The sacrificial ram’s horns were caught in the thicket on Mt. Moriah, the same hill where Calvary would stand centuries later and Jesus, the lamb of God, would be sacrificed on the cross.

Perhaps it’s my wild imagination but doesn’t the ram’s horn caught in a thicket paint a picture of Jesus’ head stuck in a crown of thorns before our Lord was sacrificed?

This brings to mind what King David said of the Messiah’s body in Psalm 34.

New International Version says: he protects all his bones, not one of them will be broken.

Written almost 1000 years before Jesus came to earth to be born of a woman (virgin) it talks of the Savior who will be sacrificed on the cross but who will not have even a bone broken. I am thinking the ram’s bones too was probably unbroken since only his horns were entangled in the thicket and not his body.
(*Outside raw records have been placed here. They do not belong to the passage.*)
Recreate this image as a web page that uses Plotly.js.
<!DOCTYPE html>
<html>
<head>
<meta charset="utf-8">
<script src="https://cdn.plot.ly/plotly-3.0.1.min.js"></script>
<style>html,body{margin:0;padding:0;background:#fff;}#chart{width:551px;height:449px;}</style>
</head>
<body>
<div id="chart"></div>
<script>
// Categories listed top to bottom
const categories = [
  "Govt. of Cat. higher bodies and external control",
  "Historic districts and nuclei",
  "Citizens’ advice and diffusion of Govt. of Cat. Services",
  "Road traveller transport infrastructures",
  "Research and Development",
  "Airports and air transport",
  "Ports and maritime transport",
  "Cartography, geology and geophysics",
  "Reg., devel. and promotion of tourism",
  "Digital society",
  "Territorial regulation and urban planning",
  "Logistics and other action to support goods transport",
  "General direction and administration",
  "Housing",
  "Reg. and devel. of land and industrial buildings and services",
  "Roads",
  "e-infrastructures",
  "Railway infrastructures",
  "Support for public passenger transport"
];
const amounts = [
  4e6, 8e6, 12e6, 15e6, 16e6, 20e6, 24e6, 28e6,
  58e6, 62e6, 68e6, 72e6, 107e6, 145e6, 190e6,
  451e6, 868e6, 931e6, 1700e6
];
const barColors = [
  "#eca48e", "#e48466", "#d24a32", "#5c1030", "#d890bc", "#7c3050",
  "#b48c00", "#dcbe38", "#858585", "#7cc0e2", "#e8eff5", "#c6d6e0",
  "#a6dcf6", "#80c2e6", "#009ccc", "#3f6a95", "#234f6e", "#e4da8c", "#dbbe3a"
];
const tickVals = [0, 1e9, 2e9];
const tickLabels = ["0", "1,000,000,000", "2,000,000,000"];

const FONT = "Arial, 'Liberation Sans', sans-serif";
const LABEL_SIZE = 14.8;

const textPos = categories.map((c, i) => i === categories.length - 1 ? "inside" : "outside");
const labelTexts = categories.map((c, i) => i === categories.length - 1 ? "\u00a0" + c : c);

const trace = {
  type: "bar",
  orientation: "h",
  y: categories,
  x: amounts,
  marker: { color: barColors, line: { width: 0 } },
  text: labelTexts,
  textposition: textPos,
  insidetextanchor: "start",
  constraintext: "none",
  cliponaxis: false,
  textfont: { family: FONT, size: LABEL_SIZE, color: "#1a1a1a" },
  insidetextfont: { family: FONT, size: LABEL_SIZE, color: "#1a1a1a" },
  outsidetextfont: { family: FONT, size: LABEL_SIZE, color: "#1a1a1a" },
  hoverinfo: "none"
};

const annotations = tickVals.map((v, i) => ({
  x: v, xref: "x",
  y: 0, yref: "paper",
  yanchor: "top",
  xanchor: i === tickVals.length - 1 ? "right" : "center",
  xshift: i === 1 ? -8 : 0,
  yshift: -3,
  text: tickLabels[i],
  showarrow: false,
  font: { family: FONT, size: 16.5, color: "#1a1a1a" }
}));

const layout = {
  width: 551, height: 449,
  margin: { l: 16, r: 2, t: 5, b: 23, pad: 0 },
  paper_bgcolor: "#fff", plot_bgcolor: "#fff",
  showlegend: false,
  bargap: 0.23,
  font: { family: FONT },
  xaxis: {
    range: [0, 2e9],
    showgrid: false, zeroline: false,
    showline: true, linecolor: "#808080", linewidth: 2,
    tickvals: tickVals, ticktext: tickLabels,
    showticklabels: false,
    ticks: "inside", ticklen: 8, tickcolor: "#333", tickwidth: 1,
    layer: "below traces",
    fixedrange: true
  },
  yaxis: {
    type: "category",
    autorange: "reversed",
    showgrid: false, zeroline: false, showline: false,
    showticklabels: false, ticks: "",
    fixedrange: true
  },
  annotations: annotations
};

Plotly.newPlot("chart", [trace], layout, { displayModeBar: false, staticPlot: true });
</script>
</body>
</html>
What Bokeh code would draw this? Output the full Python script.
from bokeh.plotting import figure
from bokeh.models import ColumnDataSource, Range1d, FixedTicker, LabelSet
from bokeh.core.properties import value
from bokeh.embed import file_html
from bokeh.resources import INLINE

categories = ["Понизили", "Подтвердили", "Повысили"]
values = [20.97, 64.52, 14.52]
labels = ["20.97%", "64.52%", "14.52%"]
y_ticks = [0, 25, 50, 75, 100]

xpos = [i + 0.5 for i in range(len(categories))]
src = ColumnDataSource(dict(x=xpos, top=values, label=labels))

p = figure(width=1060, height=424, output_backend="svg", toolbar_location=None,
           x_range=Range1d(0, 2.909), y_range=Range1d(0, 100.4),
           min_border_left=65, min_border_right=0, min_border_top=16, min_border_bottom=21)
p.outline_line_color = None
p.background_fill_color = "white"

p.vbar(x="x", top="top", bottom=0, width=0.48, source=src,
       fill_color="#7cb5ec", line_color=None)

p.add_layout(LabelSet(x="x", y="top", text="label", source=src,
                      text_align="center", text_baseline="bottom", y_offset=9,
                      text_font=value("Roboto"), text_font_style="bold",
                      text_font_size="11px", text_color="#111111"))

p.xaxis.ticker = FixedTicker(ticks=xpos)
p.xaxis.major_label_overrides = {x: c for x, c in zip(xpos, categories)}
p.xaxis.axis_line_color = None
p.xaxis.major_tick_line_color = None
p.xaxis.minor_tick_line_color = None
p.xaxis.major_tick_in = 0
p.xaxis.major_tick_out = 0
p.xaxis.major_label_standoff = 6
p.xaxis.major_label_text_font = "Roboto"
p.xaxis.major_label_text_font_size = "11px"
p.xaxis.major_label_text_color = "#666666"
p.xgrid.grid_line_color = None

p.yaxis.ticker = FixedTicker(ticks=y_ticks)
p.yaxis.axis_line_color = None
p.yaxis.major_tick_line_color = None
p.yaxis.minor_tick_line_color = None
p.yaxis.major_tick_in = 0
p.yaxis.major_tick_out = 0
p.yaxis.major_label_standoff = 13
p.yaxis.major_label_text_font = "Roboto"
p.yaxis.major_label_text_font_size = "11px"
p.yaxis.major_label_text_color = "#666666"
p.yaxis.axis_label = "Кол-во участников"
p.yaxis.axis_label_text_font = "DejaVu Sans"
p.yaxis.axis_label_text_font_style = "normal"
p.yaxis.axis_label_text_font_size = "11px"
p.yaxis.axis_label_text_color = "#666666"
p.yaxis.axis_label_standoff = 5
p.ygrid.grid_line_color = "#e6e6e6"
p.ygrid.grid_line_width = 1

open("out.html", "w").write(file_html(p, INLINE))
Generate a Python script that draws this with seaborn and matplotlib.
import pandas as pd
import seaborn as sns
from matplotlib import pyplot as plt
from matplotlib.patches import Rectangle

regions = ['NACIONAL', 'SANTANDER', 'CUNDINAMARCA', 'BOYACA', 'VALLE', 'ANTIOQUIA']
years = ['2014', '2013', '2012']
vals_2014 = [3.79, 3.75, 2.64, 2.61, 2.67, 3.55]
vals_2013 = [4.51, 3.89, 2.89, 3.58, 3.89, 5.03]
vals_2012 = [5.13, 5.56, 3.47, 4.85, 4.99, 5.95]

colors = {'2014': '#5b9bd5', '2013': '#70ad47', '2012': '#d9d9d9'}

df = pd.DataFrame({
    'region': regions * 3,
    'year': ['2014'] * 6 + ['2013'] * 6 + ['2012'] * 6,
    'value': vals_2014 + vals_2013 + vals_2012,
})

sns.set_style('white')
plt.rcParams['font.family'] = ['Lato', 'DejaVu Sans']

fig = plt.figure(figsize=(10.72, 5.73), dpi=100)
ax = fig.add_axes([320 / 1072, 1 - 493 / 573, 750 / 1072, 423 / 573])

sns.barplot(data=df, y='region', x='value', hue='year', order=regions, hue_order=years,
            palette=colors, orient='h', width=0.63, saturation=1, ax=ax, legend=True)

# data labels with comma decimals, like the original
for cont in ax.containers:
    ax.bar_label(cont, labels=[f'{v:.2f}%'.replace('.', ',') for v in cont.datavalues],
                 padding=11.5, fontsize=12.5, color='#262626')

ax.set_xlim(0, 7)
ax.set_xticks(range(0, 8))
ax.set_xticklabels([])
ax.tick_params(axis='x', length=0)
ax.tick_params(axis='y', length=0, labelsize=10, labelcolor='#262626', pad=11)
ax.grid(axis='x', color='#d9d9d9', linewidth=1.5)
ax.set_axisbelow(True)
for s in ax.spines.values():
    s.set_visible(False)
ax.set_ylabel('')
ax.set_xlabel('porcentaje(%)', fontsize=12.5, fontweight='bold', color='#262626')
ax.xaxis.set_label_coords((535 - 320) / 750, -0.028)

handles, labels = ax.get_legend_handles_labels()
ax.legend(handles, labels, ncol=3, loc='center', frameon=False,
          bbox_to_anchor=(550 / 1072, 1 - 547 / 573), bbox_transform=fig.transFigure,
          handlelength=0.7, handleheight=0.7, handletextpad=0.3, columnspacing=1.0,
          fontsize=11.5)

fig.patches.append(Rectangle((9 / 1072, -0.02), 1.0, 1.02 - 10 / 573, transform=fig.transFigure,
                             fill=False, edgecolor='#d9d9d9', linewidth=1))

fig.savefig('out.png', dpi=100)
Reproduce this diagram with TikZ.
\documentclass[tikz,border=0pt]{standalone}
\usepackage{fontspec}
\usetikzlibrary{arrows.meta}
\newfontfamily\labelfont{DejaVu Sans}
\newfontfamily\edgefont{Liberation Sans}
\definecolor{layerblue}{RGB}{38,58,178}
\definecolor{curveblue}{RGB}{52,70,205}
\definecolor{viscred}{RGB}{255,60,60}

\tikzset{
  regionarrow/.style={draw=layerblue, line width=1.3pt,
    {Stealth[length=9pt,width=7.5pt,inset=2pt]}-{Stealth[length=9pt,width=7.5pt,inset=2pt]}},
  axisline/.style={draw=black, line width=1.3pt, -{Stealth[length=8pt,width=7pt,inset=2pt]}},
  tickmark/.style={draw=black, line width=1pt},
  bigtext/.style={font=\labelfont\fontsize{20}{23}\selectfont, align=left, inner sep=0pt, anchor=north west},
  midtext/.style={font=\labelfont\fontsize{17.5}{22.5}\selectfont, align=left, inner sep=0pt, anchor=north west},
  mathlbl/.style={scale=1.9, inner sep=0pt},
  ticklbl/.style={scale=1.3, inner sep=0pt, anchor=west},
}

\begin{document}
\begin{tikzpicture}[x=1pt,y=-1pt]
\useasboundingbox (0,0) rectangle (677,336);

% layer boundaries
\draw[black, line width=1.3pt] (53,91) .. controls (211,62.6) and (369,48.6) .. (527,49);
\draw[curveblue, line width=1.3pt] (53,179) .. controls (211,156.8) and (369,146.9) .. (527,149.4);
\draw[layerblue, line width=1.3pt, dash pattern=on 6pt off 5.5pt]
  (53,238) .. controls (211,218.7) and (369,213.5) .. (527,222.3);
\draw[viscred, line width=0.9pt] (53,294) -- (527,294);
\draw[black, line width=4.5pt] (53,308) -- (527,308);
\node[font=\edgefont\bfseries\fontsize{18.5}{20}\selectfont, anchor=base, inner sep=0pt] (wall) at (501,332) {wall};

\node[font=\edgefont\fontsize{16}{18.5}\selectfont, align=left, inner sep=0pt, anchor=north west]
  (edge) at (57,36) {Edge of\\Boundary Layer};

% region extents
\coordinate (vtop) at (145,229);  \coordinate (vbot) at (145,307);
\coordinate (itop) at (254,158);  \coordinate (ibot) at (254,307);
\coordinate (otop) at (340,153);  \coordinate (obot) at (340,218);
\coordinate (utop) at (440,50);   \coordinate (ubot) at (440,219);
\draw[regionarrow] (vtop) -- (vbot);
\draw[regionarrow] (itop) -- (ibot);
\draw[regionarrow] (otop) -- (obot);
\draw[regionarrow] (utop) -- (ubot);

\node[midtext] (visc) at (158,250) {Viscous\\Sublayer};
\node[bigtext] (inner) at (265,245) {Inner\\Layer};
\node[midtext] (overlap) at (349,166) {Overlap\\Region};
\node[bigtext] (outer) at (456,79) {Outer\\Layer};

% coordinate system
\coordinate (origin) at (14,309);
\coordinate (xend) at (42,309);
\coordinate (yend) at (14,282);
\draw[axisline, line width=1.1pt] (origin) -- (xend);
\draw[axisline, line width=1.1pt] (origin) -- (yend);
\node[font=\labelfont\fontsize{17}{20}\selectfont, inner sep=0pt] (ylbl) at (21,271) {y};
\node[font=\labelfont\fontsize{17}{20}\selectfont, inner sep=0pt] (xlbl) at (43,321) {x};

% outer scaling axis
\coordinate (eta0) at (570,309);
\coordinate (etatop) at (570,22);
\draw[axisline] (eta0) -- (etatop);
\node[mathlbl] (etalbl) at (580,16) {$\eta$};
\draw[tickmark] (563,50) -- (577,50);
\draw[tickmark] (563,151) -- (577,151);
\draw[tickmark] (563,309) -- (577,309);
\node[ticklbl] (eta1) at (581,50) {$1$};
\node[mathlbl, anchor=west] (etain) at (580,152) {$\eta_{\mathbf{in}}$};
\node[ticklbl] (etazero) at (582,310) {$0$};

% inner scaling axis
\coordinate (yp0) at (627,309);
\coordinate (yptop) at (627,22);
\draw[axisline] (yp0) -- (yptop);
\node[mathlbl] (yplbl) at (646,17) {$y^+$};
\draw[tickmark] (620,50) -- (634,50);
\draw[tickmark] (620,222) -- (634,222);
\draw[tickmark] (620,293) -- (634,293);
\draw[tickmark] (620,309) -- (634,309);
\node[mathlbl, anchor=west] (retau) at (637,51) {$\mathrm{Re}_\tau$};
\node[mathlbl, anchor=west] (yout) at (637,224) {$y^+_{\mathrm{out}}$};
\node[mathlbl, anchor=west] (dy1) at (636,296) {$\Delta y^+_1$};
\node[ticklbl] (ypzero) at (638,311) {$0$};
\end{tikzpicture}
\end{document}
Cross reference this fact to other scripture verses about none of the bones of the Messiah being broken at the cross and we have these bible verses below:

John 19:33
But when they came to Jesus and found that he was already dead, they did not break his legs.

John 19:36
These things happened so that the scripture would be fulfilled: "Not one of his bones will be broken,"

Exodus 12:46
"It must be eaten inside the house; take none of the meat outside the house. Do not break any of the bones...


The picture of the sacrificial lamb the Bible paints of Jesus does not end here. In fact this is only the beginning. Time and again Jesus’ sacrifice on the cross is either hinted at, alluded to or point blank referred to in the Old Testament.

As the Bible says, those who have eyes let him see…the truth that could set them free.